Oil Companies’ Skepticism on EVs: A Costly Gamble?
So word is that two oil giants are among the skeptics about widespread adoption of electric vehicles.
BP expects EVs and plug-in hybrids to make up 4 percent of the global vehicle fleet by 2030, while Exxon Mobil projects EVs, PHEVs and natural gas vehicles to compose 5 percent of the fleet by 2040 (plus large hybrid growth), according to Reuters. Royal Dutch Shell breaks with those predictions, seeing 40 percent of the world’s autos being electric by 2050.
As Reuters notes, the predictions drive “tens of billions of dollars in long-term investment in oil production and refining.” These decisions are being made at a time when oil companies are hugely profitable and are, in fact, investing in clean technologies to ensure that they are energy companies positioned to cash in on a changing landscape.
As they consider where and how much to invest, oil executives might do well to ponder Kodak’s fate in an age when technological advances can wipe out even the most profitable, entrenched business within a generation. Kodak filed for bankruptcy protection last month, its iconic business, as deeply a part of the American culture as the car and the filling station, decimated by digital photography. A Kodak study in 1981, Forbes reports in this assessment of the company’s decline, concluded that adoption of digital photography—actually invented by Kodak—would be minimal and non-threatening for a time, giving the company a 10-year window to adapt.
Of course it didn’t. Case studies reveal that executives, while they recognized potential for digital technology, simply could not believe their vastly profitable film business would be overtaken and could not bring themselves to make revolutionary changes in their company.

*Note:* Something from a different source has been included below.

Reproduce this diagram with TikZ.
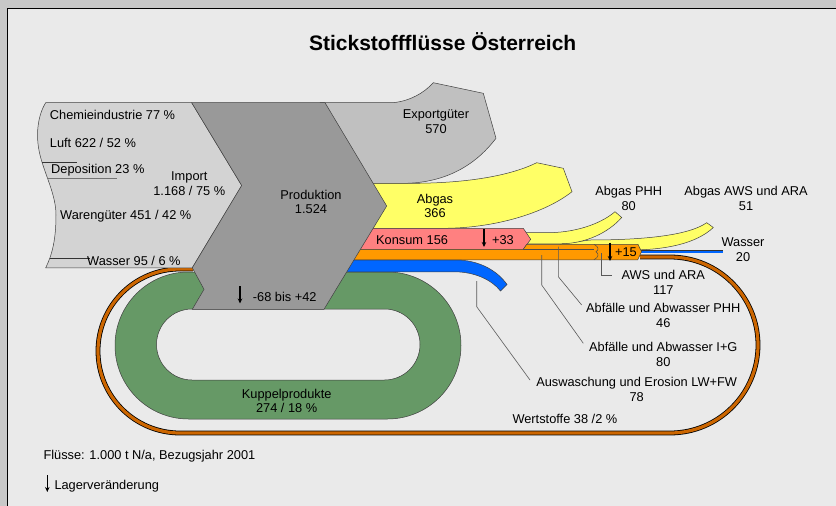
\documentclass[tikz,border=0pt]{standalone}
\usepackage{fontspec}
\setmainfont{Liberation Sans}
\usetikzlibrary{arrows.meta}
\definecolor{outerbg}{HTML}{C8C8C8}
\definecolor{panelbg}{HTML}{EAEAEA}
\definecolor{importc}{HTML}{D3D3D3}
\definecolor{exportc}{HTML}{C0C0C0}
\definecolor{prodc}{HTML}{999999}
\definecolor{yellowc}{HTML}{FFFF66}
\definecolor{pinkc}{HTML}{FF8080}
\definecolor{orangec}{HTML}{FF9900}
\definecolor{bluec}{HTML}{0066FF}
\definecolor{greenc}{HTML}{669966}
\definecolor{brownc}{HTML}{CC6600}
\begin{document}
\begin{tikzpicture}[x=1pt,y=-1pt,
  flow/.style={draw=black!75,line width=0.5pt},
  lbl/.style={inner sep=0pt,font=\fontsize{12.8}{14.8}\selectfont,align=center},
  lblw/.style={inner sep=0pt,font=\fontsize{12.8}{14.8}\selectfont,anchor=base west},
  lblb/.style={inner sep=0pt,font=\fontsize{12.8}{14.8}\selectfont,anchor=base},
  leader/.style={draw=black!65,line width=0.6pt},
  stockarrow/.style={-{Stealth[length=5pt,width=4.5pt]},line width=1.1pt},
]
% background
\useasboundingbox (0,0) rectangle (836,506);
\fill[outerbg] (0,0) rectangle (836,506);
\fill[panelbg] (7,8) rectangle (836,506);
\draw[black,line width=1pt] (7,506) -- (7,8) -- (836,8);

% Wertstoffe loop
\draw[black,line width=4.8pt] (193,269) -- (180,269) arc[start angle=270,end angle=90,radius=82] -- (670,433) arc[start angle=90,end angle=-90,radius=88] -- (640,257);
\draw[brownc,line width=3.2pt] (193,269) -- (180,269) arc[start angle=270,end angle=90,radius=82] -- (670,433) arc[start angle=90,end angle=-90,radius=88] -- (640,257);

% Kuppelprodukte ring
\path[flow,fill=greenc,even odd rule] (188.5,272) -- (387.5,272) arc[start angle=270,end angle=450,radius=73.5] -- (188.5,419) arc[start angle=90,end angle=270,radius=73.5] -- cycle
  (192,309) -- (384.5,309) arc[start angle=270,end angle=450,radius=35.5] -- (192,380) arc[start angle=90,end angle=270,radius=35.5] -- cycle;

% Exportgueter
\path[flow,fill=exportc] (320,102.7) -- (393,102.7) .. controls (410,101) and (424,93) .. (433.3,82.7) -- (483.3,93.3) -- (496,138.3) .. controls (478,162) and (450,182) .. (406.7,183.3) -- (320,183.3) -- cycle;

% Abgas
\path[flow,fill=yellowc] (320,183.3) -- (415,183.3) .. controls (470,183) and (512,175) .. (536.7,162.7) -- (563.3,168.3) -- (572,191.7) .. controls (545,213) and (495,228.3) .. (443,228.3) -- (320,228.3) -- cycle;

% Abgas AWS und ARA band
\path[flow,fill=yellowc] (560,244) -- (590,240) .. controls (640,240) and (688,236) .. (706.7,222.7) -- (713.3,227.5) .. controls (697,243) and (667,250) .. (630,250) -- (560,250) -- cycle;
% Abgas PHH band
\path[flow,fill=yellowc] (520,232.7) -- (550,232.7) .. controls (580,232) and (603,222) .. (615,211.7) -- (621.7,217.5) .. controls (608,233) and (585,243.8) .. (560,243.8) -- (520,243.8) -- cycle;

% Wasser line
\draw[black!80,line width=3pt] (636,251.7) -- (723.3,251.7);
\draw[bluec,line width=2pt] (636,251.7) -- (722.8,251.7);

% Konsum
\path[flow,fill=pinkc] (320,228.3) -- (523.3,228.3) -- (530.7,239.3) -- (523.3,249.3) -- (320,249.3) -- cycle;

% orange band
\path[flow,fill=orangec] (320,249.3) -- (523.3,249.3) -- (526.7,244.3) -- (638,244.3) -- (641.5,251.7) -- (637.7,259.8) -- (320,259.8) -- cycle;
\draw[black!70,line width=0.5pt] (523.3,249.3) -- (594,249.3);
\draw[black!70,line width=0.5pt] (594,244.3) .. controls (599,247) and (599,250) .. (596,251.7) .. controls (599,253.5) and (599,257) .. (594,259.8);

% blue band
\path[flow,fill=bluec] (320,260) -- (456,260) .. controls (478,260) and (497,270) .. (507,284.5) -- (500.5,291) .. controls (492,280) and (475,272) .. (455,271.8) -- (320,271.8) -- cycle;

% Import
\path[flow,fill=importc] (45.7,102.7) -- (191.7,102.7) -- (241.7,185.5) -- (192.3,267.8) -- (45.7,267.8) .. controls (52,255) and (56,240) .. (56,215) .. controls (56,195) and (45,175) .. (40,155) .. controls (35,135) and (38,115) .. (45.7,102.7) -- cycle;
\draw[black!80,line width=0.6pt] (42,162) -- (77,162);
\draw[black!55,line width=0.6pt] (47,178.7) -- (117,178.7);
\draw[black!80,line width=0.6pt] (50,258.3) -- (90,258.3);

% Produktion
\path[flow,fill=prodc] (191.7,102.7) -- (325,102.7) -- (386.7,206) -- (324,309.3) -- (192.3,309.3) -- (204,289.3) -- (192.3,267.8) -- (241.7,185.5) -- cycle;

% leader lines
\coordinate (la1) at (476.7,281);
\coordinate (la2) at (476.7,306.7);
\coordinate (la3) at (530,380);
\draw[leader] (la1) -- (la2) -- (la3);
\coordinate (lb1) at (541.7,255);
\coordinate (lb2) at (541.7,285);
\coordinate (lb3) at (583.3,343.3);
\draw[leader] (lb1) -- (lb2) -- (lb3);
\coordinate (lc1) at (558.3,246.7);
\coordinate (lc2) at (558.3,276.7);
\coordinate (lc3) at (581.7,305);
\draw[leader] (lc1) -- (lc2) -- (lc3);
\coordinate (ld1) at (601,253.3);
\coordinate (ld2) at (601,275);
\coordinate (ld3) at (611.7,275);
\draw[leader] (ld1) -- (ld2) -- (ld3);

% stock change arrows
\coordinate (ak1) at (484,229);
\coordinate (ak2) at (484,247);
\draw[stockarrow] (ak1) -- (ak2);
\coordinate (aa1) at (610,242.7);
\coordinate (aa2) at (610,261);
\draw[stockarrow] (aa1) -- (aa2);
\coordinate (ap1) at (240,286);
\coordinate (ap2) at (240,303.5);
\draw[stockarrow] (ap1) -- (ap2);
\coordinate (al1) at (47.3,475);
\coordinate (al2) at (47.3,492);
\draw[-{Stealth[length=5pt,width=4.5pt]},line width=0.8pt] (al1) -- (al2);

% texts
\node[inner sep=0pt,anchor=base,font=\fontsize{21}{24}\selectfont\bfseries] (title) at (442.7,50) {Stickstoffflüsse Österreich};
\node[lblw] (chem) at (49.7,119.3) {Chemieindustrie 77 \%};
\node[lblw] (luft) at (49.7,147.2) {Luft 622 / 52 \%};
\node[lblw] (depo) at (51,173) {Deposition 23 \%};
\node[lblw] (ware) at (60,219) {Warengüter 451 / 42 \%};
\node[lblw] (wasi) at (87,265) {Wasser 95 / 6 \%};
\node[lbl] (imp) at (189.3,183.7) {Import\\1.168 / 75 \%};
\node[lbl] (prod) at (311,202) {Produktion\\1.524};
\node[lblw] (lagp) at (252.7,301.7) {-68 bis +42};
\node[lbl] (exp) at (436,122) {Exportgüter\\570};
\node[lbl] (abg) at (435,206) {Abgas\\366};
\node[lblw] (kon) at (376,244) {Konsum 156};
\node[lblb] (kon33) at (503,244) {+33};
\node[lbl] (aphh) at (628.7,198.6) {Abgas PHH\\80};
\node[lbl] (aaws) at (746,198.6) {Abgas AWS und ARA\\51};
\node[lbl] (wass) at (743,249.3) {Wasser\\20};
\node[lblb] (p15) at (626,256) {+15};
\node[lbl] (aws) at (663.3,282.7) {AWS und ARA\\117};
\node[lbl] (phh) at (663.3,315.3) {Abfälle und Abwasser PHH\\46};
\node[lbl] (ig) at (663.3,354.3) {Abfälle und Abwasser I+G\\80};
\node[lbl] (ausw) at (636.7,389.3) {Auswaschung und Erosion LW+FW\\78};
\node[lblw] (wert) at (512.3,423.3) {Wertstoffe 38 /2 \%};
\node[lbl] (kup) at (286.7,401) {Kuppelprodukte\\274 / 18 \%};
\node[lblw] (flu) at (43.3,459) {Flüsse: 1.000 t N/a, Bezugsjahr 2001};
\node[lblw] (lag) at (54.3,489) {Lagerveränderung};
\end{tikzpicture}
\end{document}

Kodak was highly profitable at the time. Here’s the Kodak moment that oil companies and EV supporters need to capture: We must take the long view and act on it.
Yes, oil will play the dominant role in the near- to midterm future of transportation. It’s a system built over a century that has led to the U.S. spending roughly a billion dollars a day on oil for transportation, plus $1.5 trillion a year in indirect economic costs, and facing uncalculated health and environmental impacts.
It leaves us vulnerable to the insecurity of Iran and other oil suppliers. BP, in fact, acknowledges this in its 2030 oil outlook, projecting that OPEC’s importance to the world oil market will grow. It adds this terrific argument for buying an EV: “Iraq is expected to account for 20 percent of global supply growth from 2010 to 2030.”
RMI’s vision and the nation’s need are to begin work now on long-term change. “This isn’t just a dream,” says RMI’s Reinventing Fire book, outlining an oil-free U.S. economy by 2050, to which the oil reduction and electricity storage capability of EVs made of ultralight advanced materials is key. “It’s a clear pathway that requires no technological miracles, only continued development and adoption of innovations already well under way.”
Progress, indeed, is occurring. California last month passed Advanced Clean Car rules aimed at putting 1.4 million plug-in hybrids and zero-emission vehicles on that state’s roads by 2025. The University of Michigan’s Center for Automotive Research just announced a new vehicle lightweighting coalition involving aluminum and plastics industries and several auto suppliers.
Ford will introduce its Focus EV this year, part of the automaker’s strategy of being ready for whichever fueling technology comes next for autos. Do we really believe, with the billions spent on research, and concern about security, pollution and climate change, that autos will change only incrementally in the next 20 to 30 years? Or does common sense tell us that a disruptive transportation technology will break cost barriers, win wide adoption and result in huge profits?
Wise business leaders, at oil companies and in other industries, will anticipate the change that is expected by many governments around the world. Failure to capture opportunities presented by the blooming industries of the 21st century will not only result in more Kodaks, it will threaten our economic growth, put us further behind in the clean energy race, and squander our fortune.